**GIVEN TASK**
Return precisely the span of lines from the top of the material below to the line containing "0.25, 0, -0.25, 0.25];", both included. Pictures are excluded.

── DATA SHOWN ──

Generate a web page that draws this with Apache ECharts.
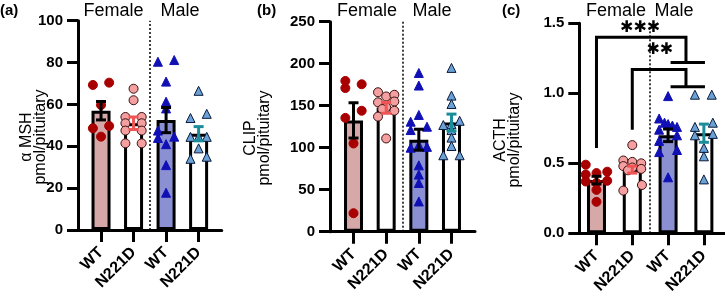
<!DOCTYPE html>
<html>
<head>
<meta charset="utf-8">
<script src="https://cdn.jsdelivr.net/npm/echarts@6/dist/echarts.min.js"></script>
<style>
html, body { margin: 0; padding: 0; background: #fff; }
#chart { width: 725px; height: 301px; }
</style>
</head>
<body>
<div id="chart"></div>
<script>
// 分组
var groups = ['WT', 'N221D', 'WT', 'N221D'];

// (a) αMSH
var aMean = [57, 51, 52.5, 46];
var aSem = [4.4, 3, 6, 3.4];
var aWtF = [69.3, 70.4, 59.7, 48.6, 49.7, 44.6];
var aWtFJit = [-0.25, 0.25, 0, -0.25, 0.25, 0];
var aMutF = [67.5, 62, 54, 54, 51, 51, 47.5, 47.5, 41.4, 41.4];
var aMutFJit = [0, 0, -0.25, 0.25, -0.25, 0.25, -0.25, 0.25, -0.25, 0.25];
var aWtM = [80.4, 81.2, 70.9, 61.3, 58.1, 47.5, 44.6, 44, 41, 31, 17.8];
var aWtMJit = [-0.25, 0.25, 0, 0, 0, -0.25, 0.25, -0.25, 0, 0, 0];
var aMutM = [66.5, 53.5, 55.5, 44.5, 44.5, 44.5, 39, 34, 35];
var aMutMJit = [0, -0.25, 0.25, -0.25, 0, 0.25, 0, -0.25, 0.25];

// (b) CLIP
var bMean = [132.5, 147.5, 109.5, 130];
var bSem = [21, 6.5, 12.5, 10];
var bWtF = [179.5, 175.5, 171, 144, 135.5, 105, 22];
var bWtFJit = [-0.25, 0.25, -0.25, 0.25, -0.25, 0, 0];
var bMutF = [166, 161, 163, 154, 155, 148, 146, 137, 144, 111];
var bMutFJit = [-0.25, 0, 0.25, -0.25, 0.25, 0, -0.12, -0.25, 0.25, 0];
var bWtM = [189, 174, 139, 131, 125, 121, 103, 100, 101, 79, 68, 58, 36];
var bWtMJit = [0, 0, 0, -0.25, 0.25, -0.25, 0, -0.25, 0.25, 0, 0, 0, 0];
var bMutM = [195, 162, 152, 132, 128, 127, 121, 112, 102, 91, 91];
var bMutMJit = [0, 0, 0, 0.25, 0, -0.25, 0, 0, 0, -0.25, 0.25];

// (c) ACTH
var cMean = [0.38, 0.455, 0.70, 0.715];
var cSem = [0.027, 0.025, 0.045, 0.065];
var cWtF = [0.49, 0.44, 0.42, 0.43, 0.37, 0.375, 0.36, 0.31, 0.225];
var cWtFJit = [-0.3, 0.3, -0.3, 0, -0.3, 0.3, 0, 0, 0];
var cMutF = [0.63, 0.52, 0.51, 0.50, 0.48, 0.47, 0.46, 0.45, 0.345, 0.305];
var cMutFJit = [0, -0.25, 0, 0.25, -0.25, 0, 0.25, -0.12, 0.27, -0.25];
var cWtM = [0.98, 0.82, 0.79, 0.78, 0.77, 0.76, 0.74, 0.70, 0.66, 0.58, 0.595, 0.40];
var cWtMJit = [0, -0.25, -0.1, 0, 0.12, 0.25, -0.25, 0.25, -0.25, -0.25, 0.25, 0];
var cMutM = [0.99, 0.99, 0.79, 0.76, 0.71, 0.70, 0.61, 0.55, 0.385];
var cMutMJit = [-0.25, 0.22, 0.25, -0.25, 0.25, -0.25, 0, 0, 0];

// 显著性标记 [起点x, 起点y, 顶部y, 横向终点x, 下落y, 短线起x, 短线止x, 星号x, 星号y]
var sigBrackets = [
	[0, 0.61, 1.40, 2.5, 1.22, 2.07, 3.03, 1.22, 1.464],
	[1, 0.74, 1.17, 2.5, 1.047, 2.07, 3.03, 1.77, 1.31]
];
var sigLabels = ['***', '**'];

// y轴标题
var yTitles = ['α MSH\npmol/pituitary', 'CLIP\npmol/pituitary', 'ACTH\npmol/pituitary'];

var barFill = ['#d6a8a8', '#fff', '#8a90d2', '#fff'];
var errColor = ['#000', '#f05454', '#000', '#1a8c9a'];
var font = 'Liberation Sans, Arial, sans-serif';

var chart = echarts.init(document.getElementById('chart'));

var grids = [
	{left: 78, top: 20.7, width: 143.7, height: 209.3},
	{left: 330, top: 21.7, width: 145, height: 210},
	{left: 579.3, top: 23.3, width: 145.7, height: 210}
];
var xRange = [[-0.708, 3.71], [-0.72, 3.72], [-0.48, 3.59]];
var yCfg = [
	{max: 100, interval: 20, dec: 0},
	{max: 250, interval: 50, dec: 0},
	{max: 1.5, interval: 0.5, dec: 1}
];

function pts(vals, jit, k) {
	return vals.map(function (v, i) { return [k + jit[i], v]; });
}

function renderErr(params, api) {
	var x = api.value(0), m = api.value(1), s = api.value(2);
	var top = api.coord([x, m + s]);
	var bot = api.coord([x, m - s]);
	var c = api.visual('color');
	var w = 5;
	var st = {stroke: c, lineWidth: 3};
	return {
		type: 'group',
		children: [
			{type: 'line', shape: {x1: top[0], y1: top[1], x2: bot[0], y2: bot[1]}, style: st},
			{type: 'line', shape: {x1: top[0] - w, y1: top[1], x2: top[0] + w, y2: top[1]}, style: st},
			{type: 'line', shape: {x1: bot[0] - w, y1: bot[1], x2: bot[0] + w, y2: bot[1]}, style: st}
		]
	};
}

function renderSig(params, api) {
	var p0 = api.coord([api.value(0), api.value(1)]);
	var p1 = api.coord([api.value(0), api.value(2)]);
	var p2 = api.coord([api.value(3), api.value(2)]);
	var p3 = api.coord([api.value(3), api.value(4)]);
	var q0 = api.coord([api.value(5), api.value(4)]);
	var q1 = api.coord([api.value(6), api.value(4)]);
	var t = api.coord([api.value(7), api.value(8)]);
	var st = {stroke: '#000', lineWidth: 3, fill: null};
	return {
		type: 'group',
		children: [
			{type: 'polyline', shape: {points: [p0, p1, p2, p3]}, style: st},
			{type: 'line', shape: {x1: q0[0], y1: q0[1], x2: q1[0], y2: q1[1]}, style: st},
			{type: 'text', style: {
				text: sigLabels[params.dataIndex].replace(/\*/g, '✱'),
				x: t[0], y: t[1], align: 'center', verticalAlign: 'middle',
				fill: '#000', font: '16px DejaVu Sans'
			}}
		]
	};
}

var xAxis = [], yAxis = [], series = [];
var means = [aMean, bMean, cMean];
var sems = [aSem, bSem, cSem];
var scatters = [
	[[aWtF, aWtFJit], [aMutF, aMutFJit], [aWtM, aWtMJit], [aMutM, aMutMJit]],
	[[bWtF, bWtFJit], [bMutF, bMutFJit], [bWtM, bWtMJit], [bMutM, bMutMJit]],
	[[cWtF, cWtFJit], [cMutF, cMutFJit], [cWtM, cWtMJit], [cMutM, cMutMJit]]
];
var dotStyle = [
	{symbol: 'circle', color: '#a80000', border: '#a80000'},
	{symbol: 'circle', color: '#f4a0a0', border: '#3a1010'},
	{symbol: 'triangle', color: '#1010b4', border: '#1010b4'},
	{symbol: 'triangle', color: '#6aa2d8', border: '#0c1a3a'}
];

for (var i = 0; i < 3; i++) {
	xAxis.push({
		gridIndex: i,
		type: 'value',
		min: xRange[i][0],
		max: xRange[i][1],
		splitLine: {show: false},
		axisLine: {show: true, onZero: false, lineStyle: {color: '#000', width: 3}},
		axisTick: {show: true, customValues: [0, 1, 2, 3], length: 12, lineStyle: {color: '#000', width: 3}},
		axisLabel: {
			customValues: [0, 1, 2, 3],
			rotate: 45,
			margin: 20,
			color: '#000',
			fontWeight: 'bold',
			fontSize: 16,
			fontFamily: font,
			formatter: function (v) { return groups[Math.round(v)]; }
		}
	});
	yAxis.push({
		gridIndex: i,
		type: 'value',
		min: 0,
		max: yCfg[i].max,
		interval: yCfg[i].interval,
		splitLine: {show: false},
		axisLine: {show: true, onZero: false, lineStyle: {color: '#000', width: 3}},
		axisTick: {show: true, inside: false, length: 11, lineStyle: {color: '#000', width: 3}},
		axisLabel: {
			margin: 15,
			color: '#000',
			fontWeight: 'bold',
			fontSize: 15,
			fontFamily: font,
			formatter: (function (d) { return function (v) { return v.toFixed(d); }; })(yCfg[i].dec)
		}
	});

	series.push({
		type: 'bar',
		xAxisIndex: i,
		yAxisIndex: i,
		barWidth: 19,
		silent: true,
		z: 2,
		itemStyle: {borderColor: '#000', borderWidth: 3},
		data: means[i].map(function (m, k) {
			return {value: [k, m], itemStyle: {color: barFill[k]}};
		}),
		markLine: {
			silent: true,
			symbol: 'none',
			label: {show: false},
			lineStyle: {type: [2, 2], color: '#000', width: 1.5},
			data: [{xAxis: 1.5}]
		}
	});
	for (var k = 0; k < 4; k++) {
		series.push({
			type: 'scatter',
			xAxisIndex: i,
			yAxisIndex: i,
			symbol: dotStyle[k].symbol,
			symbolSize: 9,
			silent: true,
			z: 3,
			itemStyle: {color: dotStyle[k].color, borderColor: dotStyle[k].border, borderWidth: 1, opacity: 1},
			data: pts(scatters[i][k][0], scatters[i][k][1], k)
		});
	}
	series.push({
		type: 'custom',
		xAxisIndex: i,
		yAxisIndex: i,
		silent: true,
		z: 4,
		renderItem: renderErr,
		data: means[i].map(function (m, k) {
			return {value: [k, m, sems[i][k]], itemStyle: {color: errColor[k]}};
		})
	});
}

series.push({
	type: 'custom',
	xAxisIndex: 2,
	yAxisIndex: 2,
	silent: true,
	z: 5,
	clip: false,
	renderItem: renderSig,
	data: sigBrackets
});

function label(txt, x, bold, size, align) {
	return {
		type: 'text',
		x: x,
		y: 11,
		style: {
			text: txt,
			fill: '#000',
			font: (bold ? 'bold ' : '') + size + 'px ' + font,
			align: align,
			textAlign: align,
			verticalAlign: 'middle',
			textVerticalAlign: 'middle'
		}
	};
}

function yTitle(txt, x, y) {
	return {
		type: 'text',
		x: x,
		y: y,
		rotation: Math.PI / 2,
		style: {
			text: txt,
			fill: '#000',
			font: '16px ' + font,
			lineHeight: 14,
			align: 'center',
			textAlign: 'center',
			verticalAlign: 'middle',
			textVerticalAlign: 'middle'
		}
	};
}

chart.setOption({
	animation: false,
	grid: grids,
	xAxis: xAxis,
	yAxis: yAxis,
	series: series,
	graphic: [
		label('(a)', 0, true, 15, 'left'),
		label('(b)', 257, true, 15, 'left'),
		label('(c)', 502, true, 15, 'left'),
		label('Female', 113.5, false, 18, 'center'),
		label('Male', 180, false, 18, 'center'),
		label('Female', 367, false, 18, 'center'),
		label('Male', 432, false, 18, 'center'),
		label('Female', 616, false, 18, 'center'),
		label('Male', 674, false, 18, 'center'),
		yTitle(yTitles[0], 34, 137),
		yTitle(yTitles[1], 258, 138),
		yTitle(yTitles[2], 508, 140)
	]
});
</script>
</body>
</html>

───

**FULL SOLUTION**
Generate a web page that draws this with Apache ECharts.
<!DOCTYPE html>
<html>
<head>
<meta charset="utf-8">
<script src="https://cdn.jsdelivr.net/npm/echarts@6/dist/echarts.min.js"></script>
<style>
html, body { margin: 0; padding: 0; background: #fff; }
#chart { width: 725px; height: 301px; }
</style>
</head>
<body>
<div id="chart"></div>
<script>
// 分组
var groups = ['WT', 'N221D', 'WT', 'N221D'];

// (a) αMSH
var aMean = [57, 51, 52.5, 46];
var aSem = [4.4, 3, 6, 3.4];
var aWtF = [69.3, 70.4, 59.7, 48.6, 49.7, 44.6];
var aWtFJit = [-0.25, 0.25, 0, -0.25, 0.25, 0];
var aMutF = [67.5, 62, 54, 54, 51, 51, 47.5, 47.5, 41.4, 41.4];
var aMutFJit = [0, 0, -0.25, 0.25, -0.25, 0.25, -0.25, 0.25, -0.25, 0.25];
var aWtM = [80.4, 81.2, 70.9, 61.3, 58.1, 47.5, 44.6, 44, 41, 31, 17.8];
var aWtMJit = [-0.25, 0.25, 0, 0, 0, -0.25, 0.25, -0.25, 0, 0, 0];
var aMutM = [66.5, 53.5, 55.5, 44.5, 44.5, 44.5, 39, 34, 35];
var aMutMJit = [0, -0.25, 0.25, -0.25, 0, 0.25, 0, -0.25, 0.25];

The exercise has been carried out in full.